■ **CHALLENGE**
Where does the string "diagram" appear in the records? Copy every line that contains it.

■ **ENTRIES SHOWN**
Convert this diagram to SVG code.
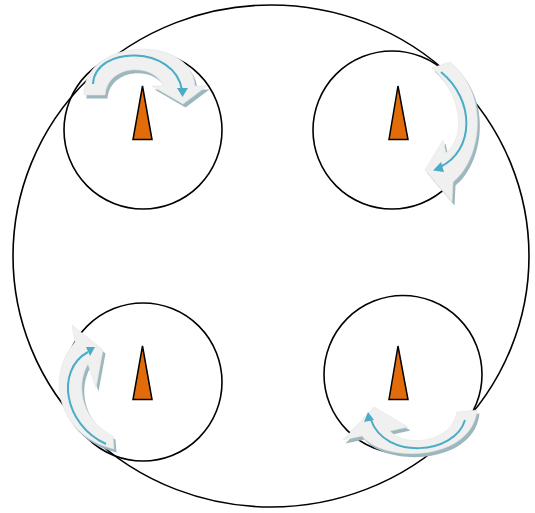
<svg xmlns="http://www.w3.org/2000/svg" width="535" height="513" viewBox="0 0 535 513">
<style>
.ring{fill:none;stroke:#000;stroke-width:1.6}
.needle{fill:#E36C0A;stroke:#000;stroke-width:1.5;stroke-linejoin:miter}
.band{fill:#F0F0F0;stroke:#E4E4E4;stroke-width:0.6}
.shade{fill:#9DB7BF}
.flow{fill:none;stroke:#4BACC6;stroke-width:2}
.tip{fill:#4BACC6}
</style>
<rect width="535" height="513" fill="#fff"/>
<g id="outer-circle"><ellipse class="ring" cx="271" cy="256" rx="258" ry="251"/></g>
<g id="dial-top-left">
<circle class="ring" cx="143" cy="130" r="79"/>
<polygon class="needle" points="142.5,86 133,139.5 152,139.5"/>
</g>
<g id="dial-top-right">
<circle class="ring" cx="392" cy="130" r="79"/>
<polygon class="needle" points="398,86 389,139.5 408,139.5"/>
</g>
<g id="dial-bottom-left">
<circle class="ring" cx="143" cy="382" r="79"/>
<polygon class="needle" points="142.5,346 133,399.5 152,399.5"/>
</g>
<g id="dial-bottom-right">
<circle class="ring" cx="403" cy="374.5" r="79"/>
<polygon class="needle" points="398,346 389,399.5 408,399.5"/>
</g>
<g id="connectors">
<g id="arrow-top-left">
<path class="shade" transform="translate(2.5,3.5)" d="M84,95 C83,38 191,33 195,86 L207,86 L183,104 L152,86 L163,86 C155,63 108,63 105,95 Z"/>
<path class="band" d="M84,95 C83,38 191,33 195,86 L207,86 L183,104 L152,86 L163,86 C155,63 108,63 105,95 Z"/>
<path class="flow" d="M93,84 C95,45 175,45 182,90"/>
<polygon class="tip" points="182.5,97 177,88 188,88"/>
</g>
<g id="arrow-top-right">
<path class="shade" transform="translate(2.5,3.5)" d="M432,68 C460,92 468,135 446,153 L443,140 L425,170 L452,202 L453,182 C481,160 491,95 450,62 Z"/>
<path class="band" d="M432,68 C460,92 468,135 446,153 L443,140 L425,170 L452,202 L453,182 C481,160 491,95 450,62 Z"/>
<path class="flow" d="M441,72 C475,100 475,150 440,167"/>
<polygon class="tip" points="433,170.5 441,162 444,172"/>
</g>
<g id="arrow-bottom-right">
<path class="shade" transform="translate(2.5,3.5)" d="M457,412 C452,443 405,448 390,431 L408,427 L374,407 L343,440 L362,436 C385,464 472,461 477,410 Z"/>
<path class="band" d="M457,412 C452,443 405,448 390,431 L408,427 L374,407 L343,440 L362,436 C385,464 472,461 477,410 Z"/>
<path class="flow" d="M465,420 C455,455 385,460 371,420"/>
<polygon class="tip" points="368,412 364,422 374,420"/>
</g>
<g id="arrow-bottom-left">
<path class="shade" transform="translate(2.5,3.5)" d="M113,436 C84,422 74,388 88,364 L96,388 L103,350 L72,325 L75,342 C46,375 56,435 114,449 Z"/>
<path class="band" d="M113,436 C84,422 74,388 88,364 L96,388 L103,350 L72,325 L75,342 C46,375 56,435 114,449 Z"/>
<path class="flow" d="M106,444 C64,425 55,370 88,352"/>
<polygon class="tip" points="95,347 86,347 90,356"/>
</g>
</g>
</svg>
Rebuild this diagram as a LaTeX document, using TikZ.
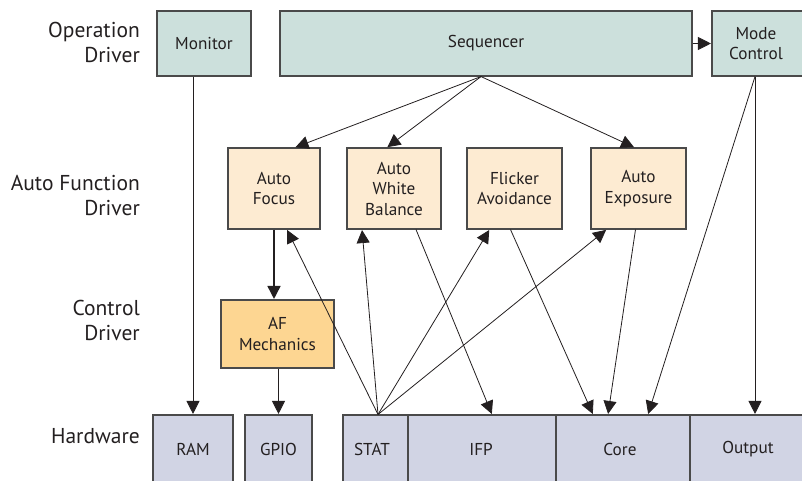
\documentclass[tikz,border=0pt]{standalone}
\usepackage{fontspec}
\setmainfont{PT Sans}
\usetikzlibrary{arrows.meta,calc}
\definecolor{opfill}{HTML}{CCE0DC}
\definecolor{autofill}{HTML}{FDEBD2}
\definecolor{ctrlfill}{HTML}{FDD692}
\definecolor{hwfill}{HTML}{D1D4E4}
\definecolor{edge}{HTML}{4A4A4A}
\definecolor{ink}{HTML}{231F20}
\tikzset{
  boxfont/.style={font=\fontsize{17.2}{20.5}\selectfont, text=ink},
  blk/.style={draw=edge, line width=1.1pt, inner sep=0pt, align=center, boxfont},
  opbox/.style={blk, fill=opfill},
  autobox/.style={blk, fill=autofill},
  ctrlbox/.style={blk, fill=ctrlfill},
  hwbox/.style={blk, fill=hwfill},
  rowlabel/.style={anchor=east, align=right, inner sep=0pt,
    font=\fontsize{21.5}{25}\selectfont, text=ink},
  arr/.style={draw=ink, line width=0.8pt,
    -{Triangle[length=13pt,width=13pt]}, shorten >=0.5pt},
  thickarr/.style={arr, line width=1.6pt}
}
\begin{document}
\begin{tikzpicture}[x=1pt,y=-1pt]
\useasboundingbox (0,0) rectangle (802,480);

% row labels
\node[rowlabel] (l1) at (140,42) {Operation\\Driver};
\node[rowlabel] (l2) at (140,195) {Auto Function\\Driver};
\node[rowlabel] (l3) at (140,320) {Control\\Driver};
\node[rowlabel] (l4) at (140,436) {Hardware};

% operation driver
\node[opbox, minimum width=94pt, minimum height=65pt] (mon) at (204,43.5) {Monitor};
\node[opbox, minimum width=412pt, minimum height=65pt] (seq) at (486,43.5) {Sequencer};
\node[opbox, minimum width=96pt, minimum height=65pt, text width=90pt] (mode) at (760,43.5) {\hspace*{-8pt}Mode\\\hspace*{-8pt}Control};

% auto function driver
\node[autobox, minimum width=92pt, minimum height=81pt] (af) at (274,188.5) {Auto\\Focus};
\node[autobox, minimum width=94pt, minimum height=81pt] (awb) at (394,188.5) {Auto\\White\\Balance};
\node[autobox, minimum width=95pt, minimum height=81pt] (fa) at (514.5,188.5) {Flicker\\Avoidance};
\node[autobox, minimum width=95pt, minimum height=81pt] (ae) at (638.5,188.5) {Auto\\Exposure};

% control driver
\node[ctrlbox, minimum width=113pt, minimum height=68pt] (afm) at (277.5,334) {AF\\Mechanics};

% hardware
\node[hwbox, minimum width=80pt, minimum height=80pt] (ram) at (193,455) {};
\node[hwbox, minimum width=67pt, minimum height=80pt] (gpio) at (278.5,455) {};
\node[hwbox, minimum width=65pt, minimum height=80pt] (stat) at (375.5,455) {};
\node[hwbox, minimum width=148pt, minimum height=80pt] (ifp) at (482,455) {};
\node[hwbox, minimum width=134pt, minimum height=80pt] (core) at (623,455) {};
\node[hwbox, minimum width=120pt, minimum height=80pt] (out) at (750,455) {};
\node[boxfont] (tram) at (ram.center |- 0,449) {RAM};
\node[boxfont] (tgpio) at (gpio.center |- 0,449) {GPIO};
\node[boxfont] (tstat) at (372,449) {STAT};
\node[boxfont] (tifp) at (481,449) {IFP};
\node[boxfont] (tcore) at (620,449) {Core};
\node[boxfont] (tout) at (748,449) {Output};

% sequencer fan-out
\coordinate (sqs) at ($(seq.south)+(-5,0)$);
\draw[arr] (sqs) -- ($(af.north)+(21,0)$);
\draw[arr] (sqs) -- ($(awb.north)+(-7,0)$);
\draw[arr] (sqs) -- ($(ae.north)+(-4,0)$);
\draw[arr] (seq.east) -- (mode.west);

% monitor and mode control to hardware
\draw[arr] (ram.north |- mon.south) -- (ram.north);
\coordinate (mcs) at ($(mode.south)+(-5,0)$);
\draw[arr] (mcs) -- (out.north -| mcs);
\draw[arr] (mcs) -- ($(core.north)+(25,0)$);

% auto focus chain
\draw[thickarr] (af.south) -- (afm.north -| af.south);
\draw[arr] (gpio.north |- afm.south) -- (gpio.north);

% statistics feedback
\coordinate (sts) at ($(stat.north)+(2.5,0)$);
\draw[arr] (sts) -- ($(af.south)+(13,0)$);
\draw[arr] (sts) -- ($(awb.south)+(-32,0)$);
\draw[arr] (sts) -- ($(fa.south)+(-25,0)$);
\draw[arr] (sts) -- ($(ae.south)+(-32,0)$);

% auto functions to hardware
\draw[arr] ($(awb.south)+(22,0)$) -- ($(ifp.north)+(10,0)$);
\draw[arr] ($(fa.south)+(-4,0)$) -- ($(core.north)+(-30,0)$);
\draw[arr] ($(ae.south)+(-3,0)$) -- ($(core.north)+(-15,0)$);
\end{tikzpicture}
\end{document}
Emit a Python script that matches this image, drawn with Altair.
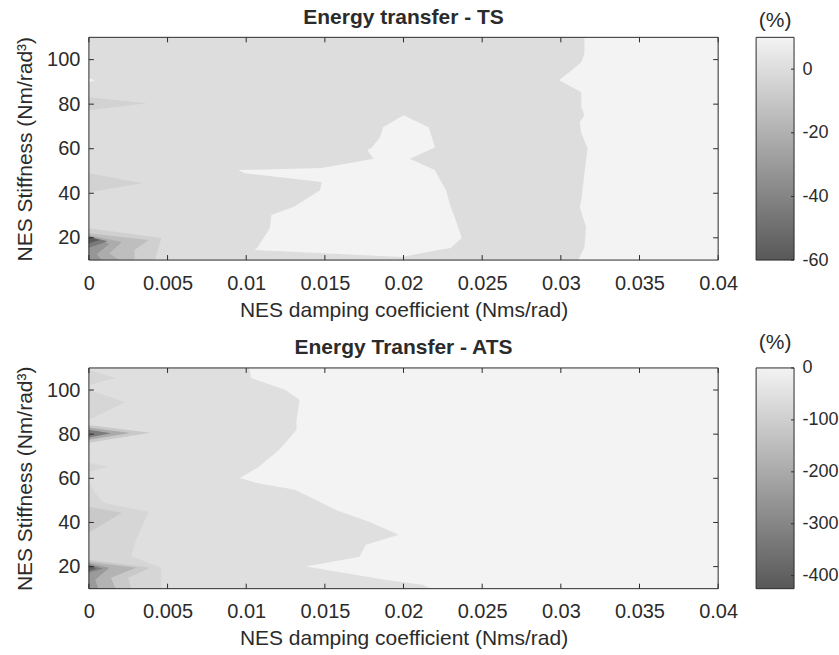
import altair as alt
import pandas as pd

FONT = "Liberation Sans"
INK = "#2b2b2b"
DARK, LIGHT = "#585858", "#f3f3f3"

# Shared axes
DAMPING_DOMAIN = [0, 0.04]
STIFF_DOMAIN = [10, 110]
X_TICKS = [0, 0.005, 0.01, 0.015, 0.02, 0.025, 0.03, 0.035, 0.04]
Y_TICKS = [20, 40, 60, 80, 100]

# Colour bar ranges (%)
TS_CBAR = [-60, 10]
TS_CBAR_TICKS = [0, -20, -40, -60]
ATS_CBAR = [-425, 0]
ATS_CBAR_TICKS = [0, -100, -200, -300, -400]

# ---- Energy transfer - TS : filled contour bands ----
# each band: stiffness breakpoints (k), damping extent, band value (%)
TS_BG_LEVEL = 0

TS_EDGE_K = [10, 15.8, 24.8, 29.3, 33.8, 36.9, 49.0, 60.2, 67.0, 71.9, 75.0,
             78.6, 85.3, 90.7, 98.8, 102.8, 110]
TS_EDGE_X = [0.0311, 0.0315, 0.0316, 0.0314, 0.0312, 0.0313, 0.0315, 0.0317,
             0.0313, 0.0312, 0.0315, 0.0313, 0.0313, 0.0299, 0.0313, 0.0315, 0.0315]
TS_EDGE_LEVEL = 10

TS_BLOB_K = [11.4, 14.5, 15.4, 19.9, 24.3, 30.2, 33.8, 41.4, 45.0, 49.0, 50.4,
             51.3, 55.5, 59.3, 60.7, 65.2, 69.6, 75.0]
TS_BLOB_LO = [0.0199, 0.0105, 0.0107, 0.0111, 0.0115, 0.0116, 0.0130, 0.0147,
              0.0148, 0.0099, 0.0095, 0.0148, 0.0181, 0.0177, 0.0180, 0.0185,
              0.0187, 0.0200]
TS_BLOB_HI = [0.0199, 0.0222, 0.0230, 0.0237, 0.0235, 0.0232, 0.0230, 0.0227,
              0.0224, 0.0221, 0.0220, 0.0217, 0.0204, 0.0216, 0.0220, 0.0218,
              0.0216, 0.0200]
TS_BLOB_LEVEL = 10

TS_NOTCH_K, TS_NOTCH_X, TS_NOTCH_LEVEL = [89.8, 90.7, 91.6], [0, 0.0004, 0], 10
TS_SPIKE80_K, TS_SPIKE80_X, TS_SPIKE80_LEVEL = [77.3, 80.4, 83.1], [0, 0.0037, 0], -5
TS_SPIKE45_K, TS_SPIKE45_X, TS_SPIKE45_LEVEL = [40.5, 44.5, 49.0], [0, 0.0034, 0], -5

TS_LOW1_K, TS_LOW1_X, TS_LOW1_LEVEL = [10, 19.9, 24.3], [0.0042, 0.0046, 0], -6
TS_LOW2_K, TS_LOW2_X, TS_LOW2_LEVEL = [10, 14.5, 19.0, 22.1], [0.0029, 0.0029, 0.0038, 0], -14
TS_LOW3_K, TS_LOW3_X, TS_LOW3_LEVEL = [10, 13.1, 18.1, 21.2], [0.0019, 0.0013, 0.0021, 0], -22
TS_LOW4_K, TS_LOW4_X, TS_LOW4_LEVEL = [10, 12.7, 17.2, 20.8], [0.0008, 0.0005, 0.0013, 0], -32
TS_LOW5_K, TS_LOW5_X, TS_LOW5_LEVEL = [15.5, 18.5, 20.6], [0, 0.0012, 0], -45
TS_LOW6_K, TS_LOW6_X, TS_LOW6_LEVEL = [17.5, 19.0, 20.3], [0, 0.0007, 0], -58

# ---- Energy Transfer - ATS : filled contour bands ----
ATS_BG_LEVEL = -55

ATS_EDGE_K = [10, 11.8, 14.1, 20.0, 24.5, 29.9, 34.4, 40.3, 45.7, 54.8, 58.0,
              60.2, 65.2, 72.9, 82.0, 86.5, 95.5, 100.0, 105.5, 110]
ATS_EDGE_X = [0.0218, 0.0212, 0.0188, 0.0138, 0.0172, 0.0176, 0.0197, 0.0178,
              0.0157, 0.0131, 0.0106, 0.0096, 0.0108, 0.0121, 0.0132, 0.0132,
              0.0134, 0.0125, 0.0103, 0.0102]
ATS_EDGE_LEVEL = 0

ATS_SIDE_K = [10, 19.5, 24.8, 32.2, 44.8, 48.9, 53.4, 58.0]
ATS_SIDE_X = [0.0046, 0.0046, 0.0027, 0.0030, 0.0038, 0.0009, 0.0004, 0]
ATS_SIDE_LEVEL = -80

ATS_S105_K, ATS_S105_X, ATS_S105_LEVEL = [102.3, 105.5, 109.1], [0, 0.0017, 0], -80
ATS_S95_K, ATS_S95_X, ATS_S95_LEVEL = [86.5, 94.6, 100.0], [0, 0.0023, 0], -80
ATS_S80A_K, ATS_S80A_X, ATS_S80A_LEVEL = [76.1, 80.6, 84.2], [0, 0.0039, 0], -115
ATS_S80B_K, ATS_S80B_X, ATS_S80B_LEVEL = [77.5, 80.5, 83.0], [0, 0.0026, 0], -200
ATS_S80C_K, ATS_S80C_X, ATS_S80C_LEVEL = [78.5, 80.4, 82.0], [0, 0.0014, 0], -330
ATS_S65_K, ATS_S65_X, ATS_S65_LEVEL = [62.9, 65.2, 67.0], [0, 0.0012, 0], -80
ATS_S45_K, ATS_S45_X, ATS_S45_LEVEL = [35.3, 44.4, 47.1], [0, 0.0021, 0], -115

ATS_LOW1_K, ATS_LOW1_X, ATS_LOW1_LEVEL = [10, 15.0, 19.5, 23.1], [0.0027, 0.0025, 0.0039, 0], -115
ATS_LOW2_K, ATS_LOW2_X, ATS_LOW2_LEVEL = [10, 15.0, 19.5, 22.2], [0.0017, 0.0014, 0.0030, 0], -175
ATS_LOW3_K, ATS_LOW3_X, ATS_LOW3_LEVEL = [10, 14.1, 19.5, 21.5], [0.0006, 0.0004, 0.0013, 0], -245
ATS_LOW4_K, ATS_LOW4_X, ATS_LOW4_LEVEL = [17.3, 19.0, 20.9], [0, 0.0009, 0], -320
ATS_LOW5_K, ATS_LOW5_X, ATS_LOW5_LEVEL = [18.0, 19.3, 20.5], [0, 0.0005, 0], -400

PLOT_W = 630
TS_H, ATS_H = 223, 221
CB_W = 38
TICK = 5
LABEL_FS = 20
TITLE_FS = 21


def x_scale():
    return alt.Scale(domain=DAMPING_DOMAIN, nice=False, zero=False)


def y_scale():
    return alt.Scale(domain=STIFF_DOMAIN, nice=False, zero=False)


X_AXIS = alt.Axis(title="NES damping coefficient (Nms/rad)", values=X_TICKS,
                  labelExpr="'' + datum.value", ticks=False, tickSize=0,
                  labelFlush=False, domain=False, grid=False,
                  labelPadding=13, titlePadding=6)
Y_AXIS = alt.Axis(title="NES Stiffness (Nm/rad³)", values=Y_TICKS,
                  labelExpr="'' + datum.value", ticks=False, tickSize=0,
                  labelFlush=False, domain=False, grid=False,
                  labelPadding=9, titlePadding=11)


def band(k, lo, hi, level, cdomain):
    df = pd.DataFrame({"k": k, "lo": lo, "hi": hi, "level": [level] * len(k)})
    return alt.Chart(df).mark_area(orient="horizontal", interpolate="linear").encode(
        y=alt.Y("k:Q", scale=y_scale(), axis=Y_AXIS),
        x=alt.X("lo:Q", scale=x_scale(), axis=X_AXIS, stack=None),
        x2="hi:Q",
        color=alt.Color("level:Q", legend=None,
                        scale=alt.Scale(domain=cdomain, range=[DARK, LIGHT],
                                        interpolate="rgb")),
    )


def spike(k, x, level, cdomain):
    return band(k, [0] * len(k), x, level, cdomain)


def frame_layers(h):
    xt = pd.DataFrame({"v": X_TICKS})
    yt = pd.DataFrame({"v": Y_TICKS})
    xs = alt.X("v:Q", scale=x_scale(), axis=X_AXIS)
    ys = alt.Y("v:Q", scale=y_scale(), axis=Y_AXIS)
    rule_x = alt.Chart(xt).mark_rule(color=INK, strokeWidth=1)
    rule_y = alt.Chart(yt).mark_rule(color=INK, strokeWidth=1)
    box = alt.Chart(pd.DataFrame({"v": [0]})).mark_rect(
        filled=False, fillOpacity=0, stroke=INK, strokeWidth=1
    ).encode(x=alt.value(0), x2=alt.value(PLOT_W), y=alt.value(0), y2=alt.value(h))
    return [
        rule_x.encode(x=xs, y=alt.value(h), y2=alt.value(h - TICK)),
        rule_x.encode(x=xs, y=alt.value(0), y2=alt.value(TICK)),
        rule_y.encode(y=ys, x=alt.value(0), x2=alt.value(TICK)),
        rule_y.encode(y=ys, x=alt.value(PLOT_W - TICK), x2=alt.value(PLOT_W)),
        box,
    ]


def colorbar(domain, ticks, h):
    df = pd.DataFrame({"lo": [domain[0]], "hi": [domain[1]]})
    grad = alt.LinearGradient(
        gradient="linear",
        stops=[alt.GradientStop(color=DARK, offset=0),
               alt.GradientStop(color=LIGHT, offset=1)],
        x1=0, x2=0, y1=1, y2=0,
    )
    ysc = alt.Scale(domain=domain, nice=False, zero=False)
    cax = alt.Axis(orient="right", values=ticks, title=None, ticks=False,
                   tickSize=0, labelFlush=False, domain=False, grid=False,
                   labelPadding=8, labelFontSize=18,
                   labelExpr="'' + datum.value")
    bar = alt.Chart(df).mark_rect(fill=grad, stroke=INK, strokeWidth=1).encode(
        y=alt.Y("lo:Q", scale=ysc, axis=cax),
        y2="hi:Q",
        x=alt.value(0),
        x2=alt.value(CB_W),
    )
    marks = alt.Chart(pd.DataFrame({"v": ticks})).mark_rule(color=INK).encode(
        y=alt.Y("v:Q", scale=ysc, axis=cax),
        x=alt.value(CB_W - 3),
        x2=alt.value(CB_W),
    )
    return alt.layer(bar, marks).properties(
        width=CB_W, height=h,
        title=alt.Title("(%)", fontSize=TITLE_FS, fontWeight="normal", offset=6),
    )


# ---- top panel ----
tsd = TS_CBAR
ts_layers = [
    band([10, 110], [0, 0], [0.04, 0.04], TS_BG_LEVEL, tsd),
    band(TS_EDGE_K, TS_EDGE_X, [0.04] * len(TS_EDGE_K), TS_EDGE_LEVEL, tsd),
    band(TS_BLOB_K, TS_BLOB_LO, TS_BLOB_HI, TS_BLOB_LEVEL, tsd),
    spike(TS_NOTCH_K, TS_NOTCH_X, TS_NOTCH_LEVEL, tsd),
    spike(TS_SPIKE80_K, TS_SPIKE80_X, TS_SPIKE80_LEVEL, tsd),
    spike(TS_SPIKE45_K, TS_SPIKE45_X, TS_SPIKE45_LEVEL, tsd),
    spike(TS_LOW1_K, TS_LOW1_X, TS_LOW1_LEVEL, tsd),
    spike(TS_LOW2_K, TS_LOW2_X, TS_LOW2_LEVEL, tsd),
    spike(TS_LOW3_K, TS_LOW3_X, TS_LOW3_LEVEL, tsd),
    spike(TS_LOW4_K, TS_LOW4_X, TS_LOW4_LEVEL, tsd),
    spike(TS_LOW5_K, TS_LOW5_X, TS_LOW5_LEVEL, tsd),
    spike(TS_LOW6_K, TS_LOW6_X, TS_LOW6_LEVEL, tsd),
] + frame_layers(TS_H)

ts_plot = alt.layer(*ts_layers).properties(
    width=PLOT_W, height=TS_H,
    title=alt.Title("Energy transfer - TS", fontSize=TITLE_FS, fontWeight="bold",
                    offset=8),
)

# ---- bottom panel ----
atd = ATS_CBAR
ats_layers = [
    band([10, 110], [0, 0], [0.04, 0.04], ATS_BG_LEVEL, atd),
    band(ATS_EDGE_K, ATS_EDGE_X, [0.04] * len(ATS_EDGE_K), ATS_EDGE_LEVEL, atd),
    spike(ATS_SIDE_K, ATS_SIDE_X, ATS_SIDE_LEVEL, atd),
    spike(ATS_S105_K, ATS_S105_X, ATS_S105_LEVEL, atd),
    spike(ATS_S95_K, ATS_S95_X, ATS_S95_LEVEL, atd),
    spike(ATS_S80A_K, ATS_S80A_X, ATS_S80A_LEVEL, atd),
    spike(ATS_S80B_K, ATS_S80B_X, ATS_S80B_LEVEL, atd),
    spike(ATS_S80C_K, ATS_S80C_X, ATS_S80C_LEVEL, atd),
    spike(ATS_S65_K, ATS_S65_X, ATS_S65_LEVEL, atd),
    spike(ATS_S45_K, ATS_S45_X, ATS_S45_LEVEL, atd),
    spike(ATS_LOW1_K, ATS_LOW1_X, ATS_LOW1_LEVEL, atd),
    spike(ATS_LOW2_K, ATS_LOW2_X, ATS_LOW2_LEVEL, atd),
    spike(ATS_LOW3_K, ATS_LOW3_X, ATS_LOW3_LEVEL, atd),
    spike(ATS_LOW4_K, ATS_LOW4_X, ATS_LOW4_LEVEL, atd),
    spike(ATS_LOW5_K, ATS_LOW5_X, ATS_LOW5_LEVEL, atd),
] + frame_layers(ATS_H)

ats_plot = alt.layer(*ats_layers).properties(
    width=PLOT_W, height=ATS_H,
    title=alt.Title("Energy Transfer - ATS", fontSize=TITLE_FS, fontWeight="bold",
                    offset=8),
)

chart = (
    alt.concat(
        ts_plot, colorbar(TS_CBAR, TS_CBAR_TICKS, TS_H),
        ats_plot, colorbar(ATS_CBAR, ATS_CBAR_TICKS, ATS_H),
        columns=2, spacing={"row": 108, "column": 38}, bounds="flush",
    )
    .resolve_scale(x="independent", y="independent", color="independent")
    .properties(padding={"left": 14, "top": 7, "right": 0, "bottom": 2},
                background="white")
    .configure(font=FONT)
    .configure_axis(labelFont=FONT, titleFont=FONT, labelFontSize=LABEL_FS,
                    titleFontSize=TITLE_FS, titleFontWeight="normal",
                    labelColor=INK, titleColor=INK)
    .configure_title(font=FONT, color=INK, anchor="middle")
    .configure_view(stroke=None)
)

chart.save("out.html", embed_options={"renderer": "svg", "actions": False})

■ **ANSWER TO THIS EXERCISE**
Convert this diagram to SVG code.
Rebuild this diagram as a LaTeX document, using TikZ.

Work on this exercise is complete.